30/11/2017 - 30/11/2017, INALCO
Patrick HERSANT, Que nous enseignent les brouillons de traducteurs ?
Le travail sur les brouillons de traducteurs peut prendre diverses formes, de la plus ponctuelle à la plus systématique ; il autorise une grande diversité d’approches, qu’il s’agisse d’illustrer telle hypothèse suggérée par la comparaison entre l’original et la traduction ou de mettre en lumière une méthode de travail ; il donne à voir, enfin, le processus traductif au moment même où il s’accomplit, et non plus tel qu’il est évoqué (avec plus ou moins d’objectivité et de sincérité) par des traducteurs interrogés après coup.

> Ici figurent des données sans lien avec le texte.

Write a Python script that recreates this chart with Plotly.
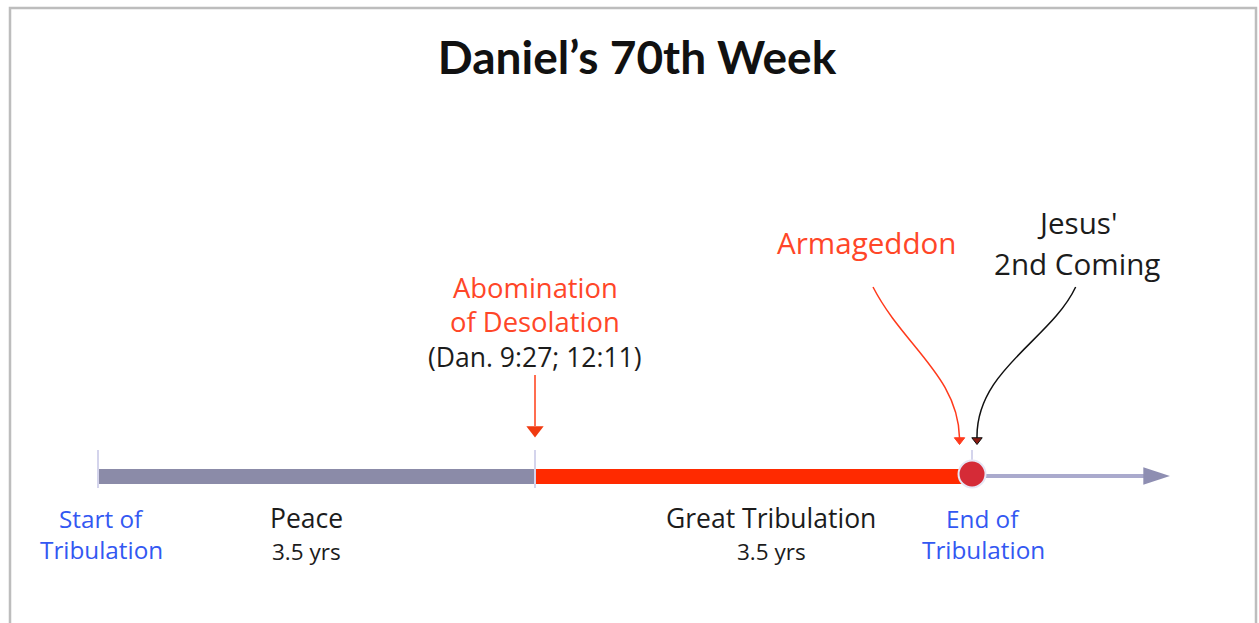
import plotly.graph_objects as go

# ---------------- data ----------------
title_text = "Daniel’s 70th Week"

# phases of the week, in years from the start of the tribulation
phase_names = ["Peace", "Great Tribulation"]
phase_start = [0.0, 3.5]
phase_length = [3.5, 3.5]
phase_duration_labels = ["3.5 yrs", "3.5 yrs"]
phase_colors = ["#8b8ba8", "#ff2a00"]

# milestones on the line
milestone_years = [0.0, 3.5, 7.0]
start_label_lines = ["Start of", "Tribulation"]
end_label_lines = ["End of", "Tribulation"]
future_arrow_end = 8.585

# events pointing at the line
abomination_year = 3.5
abomination_lines = ["Abomination", "of Desolation", "(Dan. 9:27; 12:11)"]
armageddon_label = "Armageddon"
coming_lines = ["Jesus'", "2nd Coming"]
# connector control points (year, height above line in px)
armageddon_curve_x = [6.207, 6.45, 6.89, 6.90]
armageddon_curve_y = [189, 130, 100, 38]
coming_curve_x = [7.83, 7.63, 7.03, 7.04]
coming_curve_y = [189, 136, 106, 38]

# ---------------- style ----------------
FONT = "Open Sans"
TFONT = "Lato"
BLUE = "#3358f2"
RED_TXT = "#ff4628"
DARK = "#1c1c1c"
PX_PER_YEAR = 124.86
X0_PX = 98
LINE_PX = 476
W, H = 1259, 623

x_range = [-X0_PX / PX_PER_YEAR, (W - X0_PX) / PX_PER_YEAR]
y_range = [LINE_PX - H, LINE_PX]

fig = go.Figure()

# outer frame
fig.add_shape(type="rect", xref="paper", yref="paper",
              x0=10 / W, x1=1256 / W, y0=-4 / H, y1=1 - 8 / H,
              line=dict(color="#bdbdbd", width=2.5), layer="above")

# phase bars
fig.add_trace(go.Bar(
    orientation="h", base=phase_start, x=phase_length, y=[0, 0],
    width=15, marker=dict(color=phase_colors, line=dict(width=0)),
    hoverinfo="skip", showlegend=False))

# future arrow line
fig.add_trace(go.Scatter(
    x=[milestone_years[2], future_arrow_end - 0.1], y=[0, 0], mode="lines",
    line=dict(color="#aaaacd", width=4), hoverinfo="skip", showlegend=False))
fig.add_trace(go.Scatter(
    x=[future_arrow_end], y=[0], mode="markers",
    marker=dict(symbol="arrow", angle=90, size=28, color="#8e8eb2",
                line=dict(width=0)),
    hoverinfo="skip", showlegend=False))

# ticks
tick_x, tick_y = [], []
for i, m in enumerate(milestone_years):
    lo = -12 if i < 2 else 14
    tick_x += [m, m, None]
    tick_y += [26, lo, None]
fig.add_trace(go.Scatter(
    x=tick_x, y=tick_y, mode="lines", line=dict(color="#d4d4ec", width=2),
    hoverinfo="skip", showlegend=False))

# end circle
fig.add_trace(go.Scatter(
    x=[milestone_years[2]], y=[2], mode="markers",
    marker=dict(size=27, color="#d52b37", line=dict(color="#e6e6f4", width=2)),
    hoverinfo="skip", showlegend=False))

# abomination arrow
fig.add_trace(go.Scatter(
    x=[abomination_year, abomination_year], y=[101, 50], mode="lines",
    line=dict(color="#ff6d50", width=2), hoverinfo="skip", showlegend=False))
fig.add_trace(go.Scatter(
    x=[abomination_year], y=[46], mode="markers",
    marker=dict(symbol="triangle-down", size=15, color="#f03a10"),
    hoverinfo="skip", showlegend=False))

# curved connectors
def bez_path(xs, ys):
    return "M {},{} C {},{} {},{} {},{}".format(
        xs[0], ys[0], xs[1], ys[1], xs[2], ys[2], xs[3], ys[3])

fig.add_shape(type="path", xref="x", yref="y",
              path=bez_path(armageddon_curve_x, armageddon_curve_y),
              line=dict(color="#ff3a1c", width=1.5))
fig.add_shape(type="path", xref="x", yref="y",
              path=bez_path(coming_curve_x, coming_curve_y),
              line=dict(color="#111111", width=1.5))
fig.add_trace(go.Scatter(
    x=[armageddon_curve_x[3], coming_curve_x[3]], y=[36, 36], mode="markers",
    marker=dict(symbol="triangle-down", size=9,
                color=["#ff3a1c", "#8a1a10"],
                line=dict(color=["#ff3a1c", "#111111"], width=1)),
    hoverinfo="skip", showlegend=False))

# ---------------- text ----------------
def txt(x, y, s, color, size):
    fig.add_annotation(x=x, y=y, xref="x", yref="y", text=s, showarrow=False,
                       font=dict(family=FONT, size=size, color=color),
                       xanchor="center", yanchor="middle", align="center")

for lines, xm in ((start_label_lines, milestone_years[0] + 0.03),
                  (end_label_lines, milestone_years[2] + 0.09)):
    txt(xm, LINE_PX - 518, lines[0], BLUE, 24.3)
    txt(xm, LINE_PX - 549, lines[1], BLUE, 24.3)

label_x = [1.67, 5.39]
for lx, name, dur in zip(label_x, phase_names, phase_duration_labels):
    txt(lx, LINE_PX - 518, name, DARK, 26.5)
    txt(lx, LINE_PX - 551, dur, DARK, 22.5)

ab_y = [287, 321, 357]
ab_c = [RED_TXT, RED_TXT, DARK]
ab_s = [27.4, 27.4, 26.5]
for s, yy, c, sz in zip(abomination_lines, ab_y, ab_c, ab_s):
    txt(abomination_year, LINE_PX - yy, s, c, sz)
txt(6.16, LINE_PX - 242, armageddon_label, RED_TXT, 29.6)
txt(7.84, LINE_PX - 222, coming_lines[0], DARK, 29.6)
txt(7.84, LINE_PX - 263, coming_lines[1], DARK, 29.6)

fig.update_layout(
    width=W, height=H, margin=dict(l=0, r=0, t=0, b=0),
    paper_bgcolor="white", plot_bgcolor="white",
    barmode="overlay", bargap=0,
    xaxis=dict(range=x_range, visible=False, fixedrange=True),
    yaxis=dict(range=y_range, visible=False, fixedrange=True),
    title=dict(text=title_text, x=0.506, xanchor="center", y=1 - 58 / H,
               yanchor="middle",
               font=dict(family=TFONT, size=46, color="#111111", weight="bold")),
    showlegend=False,
)

fig.write_html("out.html", config={"displayModeBar": False},
               post_script="document.body.style.margin='0';")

L’étude des brouillons de traducteurs nous éclaire sur la réalité quotidienne de leur travail, sur son évolution au fil des ans ou d’un texte à l’autre, et sur leur situation dans la cartographie qu’ils dessinent des traducteurs de la première moitié du XXe siècle. Enfin et peut-être surtout, les brouillons de traducteurs nous donnent un précieux aperçu de cette zone linguistique grise qui sépare l’original de sa traduction ; ils constituent et révèlent cette interface d’ordinaire invisible, offrant la mouvante image de ce no man’s langue (J.-R. Ladmiral) où le texte s’élabore en même temps que la langue se métamorphose, à coups de trouvailles, d’approximations provisoires et de retouches perpétuelles.
Après un aperçu du champ encore peu exploré de la génétique de la traduction, ou genetic translation studies, nous examinerons deux cas singuliers : les brouillons de Maurice-Edgar Coindreau (traducteur de Faulkner, Hemingway, Styron, Steinbeck… — et ceux de Ludmila Savitzky (traductrice de Joyce, Woolf, Prokosch…), afin d’y repérer ce que l’étude comparative classique donne rarement à voir : les éloquentes traces d’une méthode de travail.